_Work to be completed_
In the entries below, find the line with "Emit a Python script that matches this image, drawn with Plotly." and the line with "op ranglijst Michiel", then retype both and everything between them exactly. Do not copy the pictures.

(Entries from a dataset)
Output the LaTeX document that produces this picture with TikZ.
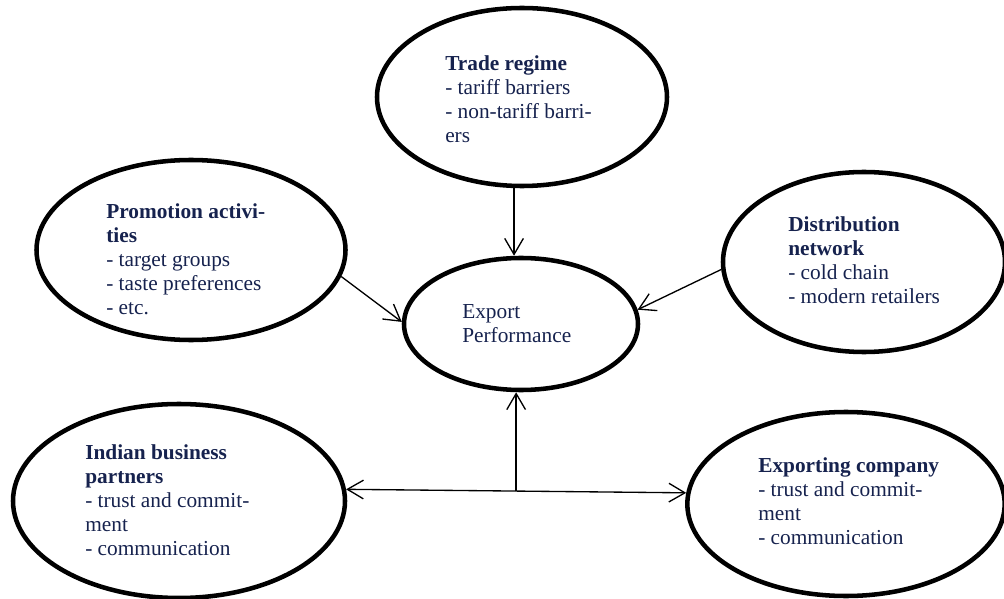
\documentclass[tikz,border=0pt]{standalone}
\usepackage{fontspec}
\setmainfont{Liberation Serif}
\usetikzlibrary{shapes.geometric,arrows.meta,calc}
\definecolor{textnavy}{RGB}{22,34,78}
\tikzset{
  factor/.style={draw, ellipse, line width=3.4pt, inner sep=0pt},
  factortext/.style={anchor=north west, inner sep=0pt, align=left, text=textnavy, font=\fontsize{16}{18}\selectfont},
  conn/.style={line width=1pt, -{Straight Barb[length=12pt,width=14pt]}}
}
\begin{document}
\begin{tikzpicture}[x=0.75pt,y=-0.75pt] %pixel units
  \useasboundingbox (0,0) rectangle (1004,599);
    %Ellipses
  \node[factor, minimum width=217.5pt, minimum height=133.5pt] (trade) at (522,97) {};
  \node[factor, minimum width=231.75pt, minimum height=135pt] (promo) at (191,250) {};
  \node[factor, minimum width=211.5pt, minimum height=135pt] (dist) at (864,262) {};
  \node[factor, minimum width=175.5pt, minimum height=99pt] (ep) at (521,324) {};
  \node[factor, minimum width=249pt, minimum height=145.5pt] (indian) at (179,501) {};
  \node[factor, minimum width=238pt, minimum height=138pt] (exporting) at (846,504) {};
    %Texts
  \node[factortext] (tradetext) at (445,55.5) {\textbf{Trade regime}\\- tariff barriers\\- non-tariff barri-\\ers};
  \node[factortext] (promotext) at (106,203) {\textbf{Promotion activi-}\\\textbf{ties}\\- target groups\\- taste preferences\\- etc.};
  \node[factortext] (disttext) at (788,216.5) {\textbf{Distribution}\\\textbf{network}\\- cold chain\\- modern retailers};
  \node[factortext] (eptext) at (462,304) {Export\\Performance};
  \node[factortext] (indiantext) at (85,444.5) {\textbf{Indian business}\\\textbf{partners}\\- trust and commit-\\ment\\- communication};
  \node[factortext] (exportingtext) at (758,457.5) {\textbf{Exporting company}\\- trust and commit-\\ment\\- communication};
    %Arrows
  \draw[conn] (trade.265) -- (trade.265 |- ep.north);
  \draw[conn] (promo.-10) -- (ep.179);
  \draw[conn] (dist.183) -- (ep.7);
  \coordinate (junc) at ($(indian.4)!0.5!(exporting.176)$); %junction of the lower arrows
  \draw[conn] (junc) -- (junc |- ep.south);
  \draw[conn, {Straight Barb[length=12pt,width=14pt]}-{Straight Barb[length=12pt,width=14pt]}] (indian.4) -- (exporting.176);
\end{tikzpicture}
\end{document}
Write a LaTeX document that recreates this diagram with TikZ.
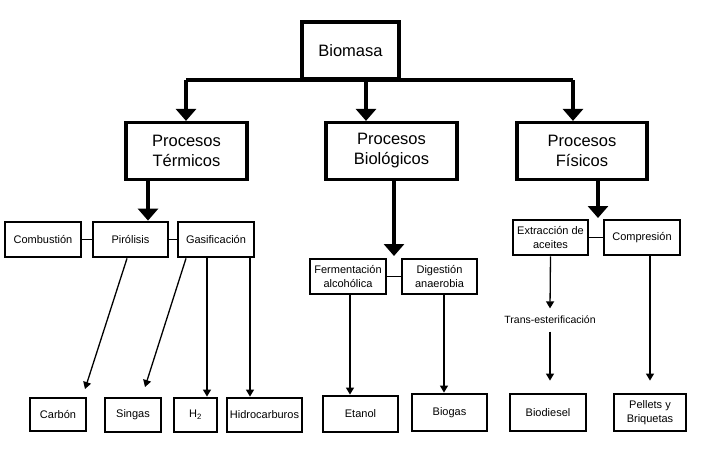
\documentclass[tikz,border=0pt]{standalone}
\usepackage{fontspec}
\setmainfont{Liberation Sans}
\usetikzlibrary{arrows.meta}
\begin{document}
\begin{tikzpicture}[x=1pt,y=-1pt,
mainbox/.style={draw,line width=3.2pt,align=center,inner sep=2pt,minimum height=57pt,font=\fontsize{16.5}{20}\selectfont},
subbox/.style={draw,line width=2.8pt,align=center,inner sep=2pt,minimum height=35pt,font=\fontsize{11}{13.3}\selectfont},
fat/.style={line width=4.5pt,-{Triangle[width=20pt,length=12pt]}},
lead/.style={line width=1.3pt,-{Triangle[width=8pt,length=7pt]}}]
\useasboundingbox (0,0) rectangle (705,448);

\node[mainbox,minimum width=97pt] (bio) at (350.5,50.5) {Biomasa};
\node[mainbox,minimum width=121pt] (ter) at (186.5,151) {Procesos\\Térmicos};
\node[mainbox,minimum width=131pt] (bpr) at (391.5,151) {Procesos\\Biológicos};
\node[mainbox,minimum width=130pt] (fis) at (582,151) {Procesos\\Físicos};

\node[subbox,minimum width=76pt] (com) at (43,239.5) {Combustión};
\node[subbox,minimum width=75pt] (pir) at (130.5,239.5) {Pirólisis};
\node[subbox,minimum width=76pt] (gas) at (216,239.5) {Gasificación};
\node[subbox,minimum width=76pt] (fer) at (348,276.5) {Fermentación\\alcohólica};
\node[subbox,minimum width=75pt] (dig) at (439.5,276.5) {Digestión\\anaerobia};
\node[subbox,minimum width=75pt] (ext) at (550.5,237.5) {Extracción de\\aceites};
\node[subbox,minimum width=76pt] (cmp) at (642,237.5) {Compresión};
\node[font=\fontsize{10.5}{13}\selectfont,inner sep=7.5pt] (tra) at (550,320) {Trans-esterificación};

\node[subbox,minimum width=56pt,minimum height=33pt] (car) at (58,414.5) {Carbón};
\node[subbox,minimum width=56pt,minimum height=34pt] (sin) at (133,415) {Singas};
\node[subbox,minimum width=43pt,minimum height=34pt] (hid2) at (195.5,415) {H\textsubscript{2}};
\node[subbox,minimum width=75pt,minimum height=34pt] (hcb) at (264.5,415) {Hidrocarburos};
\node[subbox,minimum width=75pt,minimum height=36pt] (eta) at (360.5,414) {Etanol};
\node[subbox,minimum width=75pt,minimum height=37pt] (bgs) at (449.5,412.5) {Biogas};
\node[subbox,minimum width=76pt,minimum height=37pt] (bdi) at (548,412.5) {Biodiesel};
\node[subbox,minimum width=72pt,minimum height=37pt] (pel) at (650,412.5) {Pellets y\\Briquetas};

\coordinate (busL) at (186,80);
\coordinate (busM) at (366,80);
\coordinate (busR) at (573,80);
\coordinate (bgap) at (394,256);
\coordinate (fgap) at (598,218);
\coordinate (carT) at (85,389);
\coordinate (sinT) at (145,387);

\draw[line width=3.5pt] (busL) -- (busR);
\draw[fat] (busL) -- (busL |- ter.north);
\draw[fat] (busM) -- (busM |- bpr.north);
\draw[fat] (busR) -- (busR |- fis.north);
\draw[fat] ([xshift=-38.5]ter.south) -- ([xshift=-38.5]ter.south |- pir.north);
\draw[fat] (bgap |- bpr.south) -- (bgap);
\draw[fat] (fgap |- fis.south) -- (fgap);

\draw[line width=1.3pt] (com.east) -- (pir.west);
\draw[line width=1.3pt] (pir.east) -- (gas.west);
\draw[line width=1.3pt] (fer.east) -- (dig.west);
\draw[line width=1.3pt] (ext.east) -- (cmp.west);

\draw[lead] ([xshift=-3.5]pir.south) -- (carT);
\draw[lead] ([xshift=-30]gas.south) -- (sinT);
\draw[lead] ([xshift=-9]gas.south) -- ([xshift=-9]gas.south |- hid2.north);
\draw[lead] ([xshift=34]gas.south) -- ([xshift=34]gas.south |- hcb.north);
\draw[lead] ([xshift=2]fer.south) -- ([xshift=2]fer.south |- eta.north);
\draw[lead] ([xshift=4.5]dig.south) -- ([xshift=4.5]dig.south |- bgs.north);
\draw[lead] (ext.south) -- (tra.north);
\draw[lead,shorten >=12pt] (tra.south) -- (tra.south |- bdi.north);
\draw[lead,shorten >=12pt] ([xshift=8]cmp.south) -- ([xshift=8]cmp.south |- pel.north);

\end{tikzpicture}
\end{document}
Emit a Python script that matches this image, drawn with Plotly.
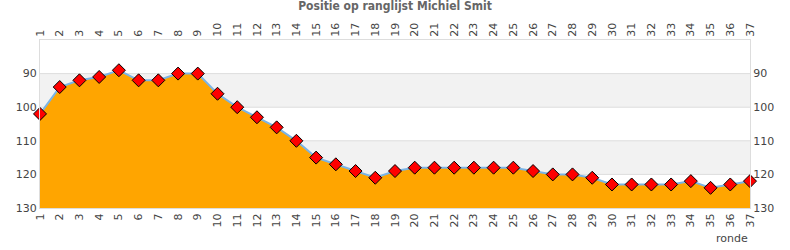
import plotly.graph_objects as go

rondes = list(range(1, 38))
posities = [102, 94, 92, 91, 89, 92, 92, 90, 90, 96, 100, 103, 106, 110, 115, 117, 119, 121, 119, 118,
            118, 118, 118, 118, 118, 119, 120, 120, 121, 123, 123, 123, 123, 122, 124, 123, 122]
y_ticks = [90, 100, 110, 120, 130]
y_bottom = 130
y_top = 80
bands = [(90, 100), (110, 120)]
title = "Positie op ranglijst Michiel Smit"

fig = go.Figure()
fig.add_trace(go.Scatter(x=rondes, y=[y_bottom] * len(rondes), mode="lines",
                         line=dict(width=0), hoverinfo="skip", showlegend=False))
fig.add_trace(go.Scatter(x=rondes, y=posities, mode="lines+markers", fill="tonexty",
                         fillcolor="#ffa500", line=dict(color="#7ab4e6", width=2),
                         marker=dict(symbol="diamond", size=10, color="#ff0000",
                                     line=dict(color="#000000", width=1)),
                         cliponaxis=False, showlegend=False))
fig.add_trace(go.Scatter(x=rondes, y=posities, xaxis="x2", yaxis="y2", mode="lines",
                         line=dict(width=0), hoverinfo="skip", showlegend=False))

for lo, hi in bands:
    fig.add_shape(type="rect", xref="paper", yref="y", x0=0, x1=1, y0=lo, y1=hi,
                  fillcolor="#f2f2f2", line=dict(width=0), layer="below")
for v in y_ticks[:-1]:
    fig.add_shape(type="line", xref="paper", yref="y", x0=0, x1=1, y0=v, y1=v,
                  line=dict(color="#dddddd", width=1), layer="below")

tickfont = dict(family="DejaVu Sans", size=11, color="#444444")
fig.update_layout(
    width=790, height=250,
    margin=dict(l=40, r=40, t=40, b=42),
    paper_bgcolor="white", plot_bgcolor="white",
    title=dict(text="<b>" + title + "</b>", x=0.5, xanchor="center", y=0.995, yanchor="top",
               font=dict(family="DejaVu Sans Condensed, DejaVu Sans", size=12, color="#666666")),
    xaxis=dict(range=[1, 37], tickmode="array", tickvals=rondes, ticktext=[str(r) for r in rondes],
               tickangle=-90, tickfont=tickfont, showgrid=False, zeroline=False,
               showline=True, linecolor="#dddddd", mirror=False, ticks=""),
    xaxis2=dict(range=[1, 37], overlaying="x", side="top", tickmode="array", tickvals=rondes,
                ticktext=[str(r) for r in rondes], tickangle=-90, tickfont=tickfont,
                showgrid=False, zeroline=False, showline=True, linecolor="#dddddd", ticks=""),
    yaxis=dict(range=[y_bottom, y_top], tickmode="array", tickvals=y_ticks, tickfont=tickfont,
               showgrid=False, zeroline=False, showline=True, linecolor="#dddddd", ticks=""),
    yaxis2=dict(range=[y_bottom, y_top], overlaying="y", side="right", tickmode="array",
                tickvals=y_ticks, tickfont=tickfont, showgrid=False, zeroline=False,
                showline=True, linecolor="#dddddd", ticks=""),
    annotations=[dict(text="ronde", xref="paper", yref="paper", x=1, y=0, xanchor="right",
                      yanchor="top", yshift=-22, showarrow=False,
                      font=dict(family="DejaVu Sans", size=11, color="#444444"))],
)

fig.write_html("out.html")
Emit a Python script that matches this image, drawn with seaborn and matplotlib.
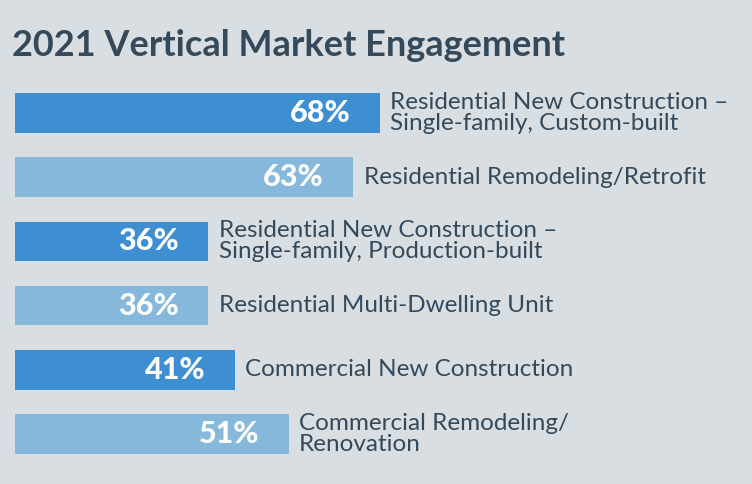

_Correct output_
Emit a Python script that matches this image, drawn with Plotly.
import plotly.graph_objects as go

rondes = list(range(1, 38))
posities = [102, 94, 92, 91, 89, 92, 92, 90, 90, 96, 100, 103, 106, 110, 115, 117, 119, 121, 119, 118,
            118, 118, 118, 118, 118, 119, 120, 120, 121, 123, 123, 123, 123, 122, 124, 123, 122]
y_ticks = [90, 100, 110, 120, 130]
y_bottom = 130
y_top = 80
bands = [(90, 100), (110, 120)]
title = "Positie op ranglijst Michiel Smit"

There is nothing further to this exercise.